-- START TASK DATA --

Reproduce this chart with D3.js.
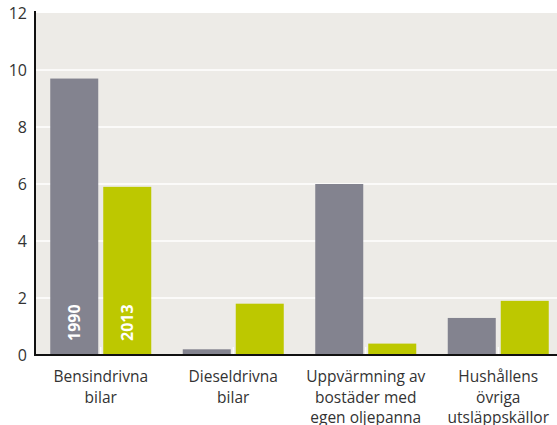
<!DOCTYPE html>
<html><head><meta charset="utf-8">
<script src="https://cdn.jsdelivr.net/npm/d3@7"></script>
<style>body{margin:0;background:#fff}svg{display:block}text{font-family:"Open Sans",sans-serif}</style>
</head><body><svg id="c" width="557" height="425"></svg>
<script>
const categories = [["Bensindrivna","bilar"],["Dieseldrivna","bilar"],["Uppvärmning av","bostäder med","egen oljepanna"],["Hushållens","övriga","utsläppskällor"]];
const series = ["1990","2013"];
const values1990 = [9.7, 0.2, 6.0, 1.3];
const values2013 = [5.9, 1.8, 0.4, 1.9];
const yTicks = [0,2,4,6,8,10,12];
const colors = ["#83838f","#bdc800"];

(function(){
const svg = d3.select("#c");
const mL = 35, mR = 565, mT = 13, mB = 355;
const x = d3.scaleBand().domain(d3.range(categories.length)).range([mL, mR]).paddingInner(0).paddingOuter(0);
const y = d3.scaleLinear().domain([0,12]).range([mB, mT]);
const barW = 48, gap = 5, off = -0.5;

svg.append("rect").attr("x", mL).attr("y", mT).attr("width", 557-mL).attr("height", mB-mT).attr("fill", "#edebe7");
svg.append("g").selectAll("line").data(yTicks.filter(d=>d>0&&d<12)).join("line")
  .attr("x1", mL).attr("x2", 557).attr("y1", d=>y(d)).attr("y2", d=>y(d))
  .attr("stroke", "#fff").attr("stroke-width", 1.5);

const data = categories.map((c,i)=>({i, v:[values1990[i], values2013[i]]}));
const g = svg.append("g").selectAll("g").data(data).join("g");
g.selectAll("rect").data(d=>d.v.map((v,k)=>({i:d.i,k,v}))).join("rect")
  .attr("x", d=>x(d.i)+x.bandwidth()/2 + off + (d.k===0 ? -gap/2-barW : gap/2))
  .attr("y", d=>y(d.v)).attr("width", barW).attr("height", d=>y(0)-y(d.v))
  .attr("fill", d=>colors[d.k]);
svg.append("g").selectAll("line").data(d3.range(categories.length)).join("line")
  .attr("x1", d=>x(d)+x.bandwidth()/2+off).attr("x2", d=>x(d)+x.bandwidth()/2+off)
  .attr("y1", mB-8).attr("y2", mB).attr("stroke","#fff").attr("stroke-width",1.2);

series.forEach((s,k)=>{
  const cx = x(0)+x.bandwidth()/2 + off + (k===0 ? -gap/2-barW/2 : gap/2+barW/2);
  svg.append("text").attr("transform", `translate(${cx+6},${mB-14}) rotate(-90)`)
    .attr("fill","#fff").attr("font-weight","bold").attr("font-size",16).text(s);
});

svg.append("line").attr("x1", mL).attr("x2", mL).attr("y1", mT-2).attr("y2", mB+1).attr("stroke","#111").attr("stroke-width",2);
svg.append("line").attr("x1", mL-1).attr("x2", 557).attr("y1", mB).attr("y2", mB).attr("stroke","#111").attr("stroke-width",2);

svg.append("g").selectAll("text").data(yTicks).join("text")
  .attr("x", 27).attr("y", d=>y(d)+6).attr("text-anchor","end")
  .attr("font-size",16).attr("fill","#333").text(d=>d);

const cl = svg.append("g").selectAll("text").data(categories).join("text")
  .attr("text-anchor","middle").attr("font-size",15.5).attr("fill","#333");
cl.selectAll("tspan").data((d,i)=>d.map(t=>({t,i}))).join("tspan")
  .attr("x", d=>x(d.i)+x.bandwidth()/2+off).attr("y",(d,j)=>382+j*20.5).text(d=>d.t);
})();
</script></body></html>
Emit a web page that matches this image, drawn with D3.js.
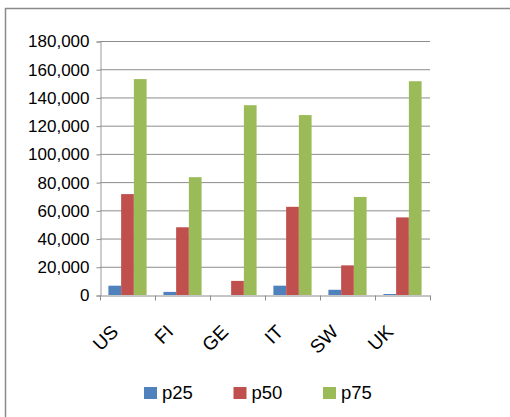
<html>
  <head>
    <title>percentiles</title>
    <script src="https://d3js.org/d3.v7.min.js"></script>
    <style>
      body { margin: 0; background: #fff; }
      text { font-family: "Liberation Sans", Arial, sans-serif; fill: #000; }
    </style>
  </head>
  <body>
    <div id='wrapper'>
      <script>
        // chart values
        var countries = ["US", "FI", "GE", "IT", "SW", "UK"];
        var seriesNames = ["p25", "p50", "p75"];
        var p25 = [6600, 2200, 0, 6600, 3700, 700];
        var p50 = [71500, 48000, 10000, 62500, 21000, 55000];
        var p75 = [153000, 83500, 134500, 127500, 69500, 151500];
        var yTicks = [0, 20000, 40000, 60000, 80000, 100000, 120000, 140000, 160000, 180000];
        var colors = ["#4F81BD", "#C0504D", "#9BBB59"];

        var values = [p25, p50, p75];

        var svgW = 510, svgH = 417;
        var plotLeft = 100, plotRight = 430, plotTop = 41, plotBottom = 295;

        var svg = d3.select("#wrapper").append("svg")
          .attr("width", svgW)
          .attr("height", svgH);

        // outer chart border (runs off right/bottom edge)
        svg.append("rect")
          .attr("x", 5.5).attr("y", 8.5)
          .attr("width", 600).attr("height", 500)
          .attr("fill", "none")
          .attr("stroke", "#8a8a8a")
          .attr("stroke-width", 1.5);

        var xScale = d3.scaleBand().domain(countries).range([plotLeft, plotRight]);
        var xInner = d3.scaleBand().domain(seriesNames)
          .range([0, xScale.bandwidth()])
          .paddingInner(0).paddingOuter(0.66);
        var yScale = d3.scaleLinear().domain([0, 180000]).range([plotBottom, plotTop]);

        // gridlines
        svg.append("g").selectAll("line")
          .data(yTicks.slice(1))
          .enter().append("line")
          .attr("x1", plotLeft).attr("x2", plotRight)
          .attr("y1", function(d) { return yScale(d) + 0.5; })
          .attr("y2", function(d) { return yScale(d) + 0.5; })
          .attr("stroke", "#8c8c8c")
          .attr("stroke-width", 1);

        // y axis
        var yAxis = d3.axisLeft(yScale).tickValues(yTicks)
          .tickFormat(d3.format(",")).tickSize(4).tickPadding(7);
        var gy = svg.append("g")
          .attr("transform", "translate(" + (plotLeft + 0.5) + ",0.5)")
          .call(yAxis);
        gy.select(".domain").attr("stroke", "#9a9a9a");
        gy.selectAll(".tick line").attr("stroke", "#8c8c8c");
        gy.selectAll("text")
          .style("font-size", "17px")
          .style("font-family", "'Liberation Sans', Arial, sans-serif")
          .attr("fill", "#000");

        // bars
        var groups = svg.append("g").selectAll("g")
          .data(countries)
          .enter().append("g")
          .attr("transform", function(d) { return "translate(" + xScale(d) + ",0)"; });

        groups.selectAll("rect")
          .data(function(c, i) {
            return seriesNames.map(function(s, j) { return { s: s, v: values[j][i], c: colors[j] }; });
          })
          .enter().append("rect")
          .attr("x", function(d) { return xInner(d.s); })
          .attr("width", xInner.bandwidth())
          .attr("y", function(d) { return yScale(d.v); })
          .attr("height", function(d) { return plotBottom - yScale(d.v); })
          .attr("fill", function(d) { return d.c; });

        // x axis
        var xAxis = d3.axisBottom(xScale).tickSize(0).tickFormat("");
        var gx = svg.append("g")
          .attr("transform", "translate(0," + (plotBottom + 0.5) + ")")
          .call(xAxis);
        gx.select(".domain").attr("stroke", "#8c8c8c");
        // category tick marks sit on band edges
        gx.selectAll("line.edge")
          .data(countries.concat(["end"]))
          .enter().append("line")
          .attr("class", "edge")
          .attr("x1", function(d, i) { return plotLeft + i * xScale.step() + 0.5; })
          .attr("x2", function(d, i) { return plotLeft + i * xScale.step() + 0.5; })
          .attr("y1", 0).attr("y2", 5)
          .attr("stroke", "#8c8c8c");

        // rotated category labels
        svg.append("g").selectAll("text")
          .data(countries)
          .enter().append("text")
          .attr("text-anchor", "end")
          .style("font-size", "19px")
          .attr("transform", function(d) {
            var cx = xScale(d) + xScale.bandwidth() / 2 - 8;
            return "translate(" + cx + "," + (plotBottom + 38) + ") rotate(-45)";
          })
          .text(function(d) { return d; });

        // legend
        var legend = svg.append("g").selectAll("g")
          .data(seriesNames)
          .enter().append("g")
          .attr("transform", function(d, i) { return "translate(" + (144 + i * 89.5) + ",387)"; });
        legend.append("rect")
          .attr("width", 13).attr("height", 12)
          .attr("fill", function(d, i) { return colors[i]; });
        legend.append("text")
          .attr("x", 18).attr("y", 12)
          .style("font-size", "18.5px")
          .text(function(d) { return d; });
      </script>
    </div>
  </body>
</html>
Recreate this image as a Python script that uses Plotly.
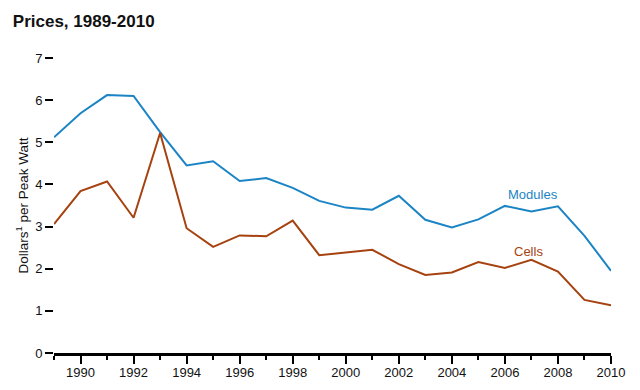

-- END TASK DATA --

TO DO: Copy word for word only the lines above from the one with "Emit a web page" through the one with "var values = [p25, p50, p75];". Leave pictures out.

FULL RESPONSE:
Emit a web page that matches this image, drawn with D3.js.
<html>
  <head>
    <title>percentiles</title>
    <script src="https://d3js.org/d3.v7.min.js"></script>
    <style>
      body { margin: 0; background: #fff; }
      text { font-family: "Liberation Sans", Arial, sans-serif; fill: #000; }
    </style>
  </head>
  <body>
    <div id='wrapper'>
      <script>
        // chart values
        var countries = ["US", "FI", "GE", "IT", "SW", "UK"];
        var seriesNames = ["p25", "p50", "p75"];
        var p25 = [6600, 2200, 0, 6600, 3700, 700];
        var p50 = [71500, 48000, 10000, 62500, 21000, 55000];
        var p75 = [153000, 83500, 134500, 127500, 69500, 151500];
        var yTicks = [0, 20000, 40000, 60000, 80000, 100000, 120000, 140000, 160000, 180000];
        var colors = ["#4F81BD", "#C0504D", "#9BBB59"];

        var values = [p25, p50, p75];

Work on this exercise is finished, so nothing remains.